O julgamento de Capra revelou o medo de uma ciência que ainda teme perder sua pureza dogmática. A mística subterrânea dos fundadores da física demonstrou que, diante do invisível, mesmo a razão mais rigorosa se vê forçada a dialogar com o mistério. O paradigma vitruviano nos mostrou que a ruptura não é apenas teórica, mas antropológica: precisamos superar a imagem do homem como centro isolado para reencontrá-lo como foco de convergência. A consciência fractal e a tríade kāla–jīva–ākāśa restituem ao sujeito sua dignidade cósmica — não como soberano, mas como co-participante da tessitura do real. O campo sintrópico, por fim, nos revela que toda vida, todo pensamento, toda cura, toda empatia e toda criação emergem de um mesmo impulso: a convergência significativa.

Para a ciência deixar de ser instrumento de alienação e se tornar, de fato, via de conhecimento, precisará reconhecer seu enraizamento na experiência viva da consciência.

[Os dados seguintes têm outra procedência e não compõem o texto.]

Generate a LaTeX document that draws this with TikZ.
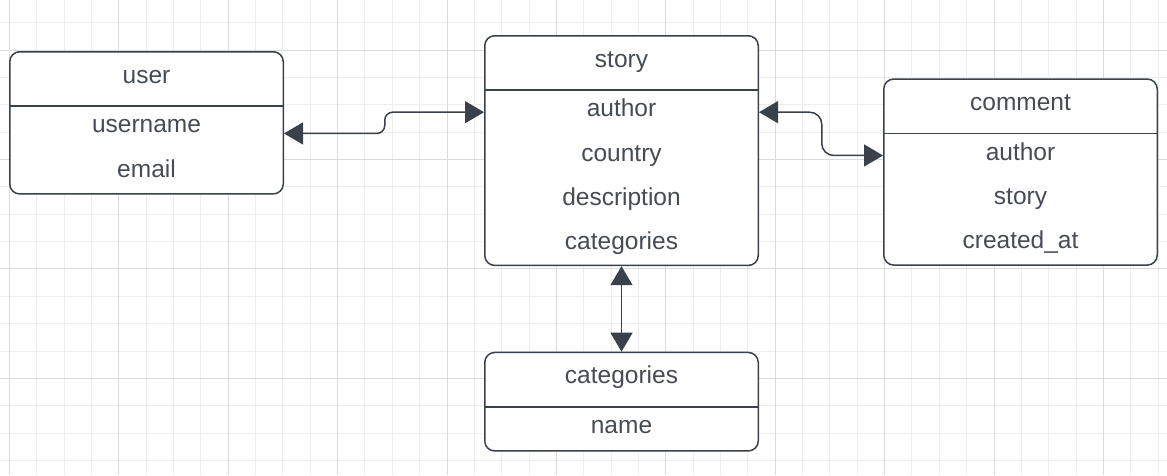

E, ao fazer isso, reencontrará aquilo que expulsou sob o nome de heresia: o sagrado. Um sagrado não dogmático, não clerical, não antirracional — mas o sagrado como dimensão de pertença à totalidade viva do real. O sagrado como vibração. O sagrado como sintropia. O sagrado como Ṛta.

Não se trata de abdicar da crítica, mas de purificá-la; não de renunciar à razão, mas de iluminá-la; não de abandonar a ciência, mas de reconsagrá-la como via de sintonia profunda com a ordem criadora da existência. A condição para isso não é obedecer a mandamentos externos, mas alinhar-se internamente à pulsação convergente do campo sintrópico. Quando esse alinhamento se torna escolha, nasce um compromisso. Quando esse compromisso se torna palavra, nasce um manifesto. E quando esse manifesto é acolhido não como doutrina, mas como vibração, uma nova ciência, uma nova espiritualidade e uma nova humanidade começam a despontar — não por imposição, mas por ressonância. É nesse espírito que se ergue o Manifesto Sintrópico, não como conclusão, mas como início.



Rio de Janeiro, 23 de outubro de 2025.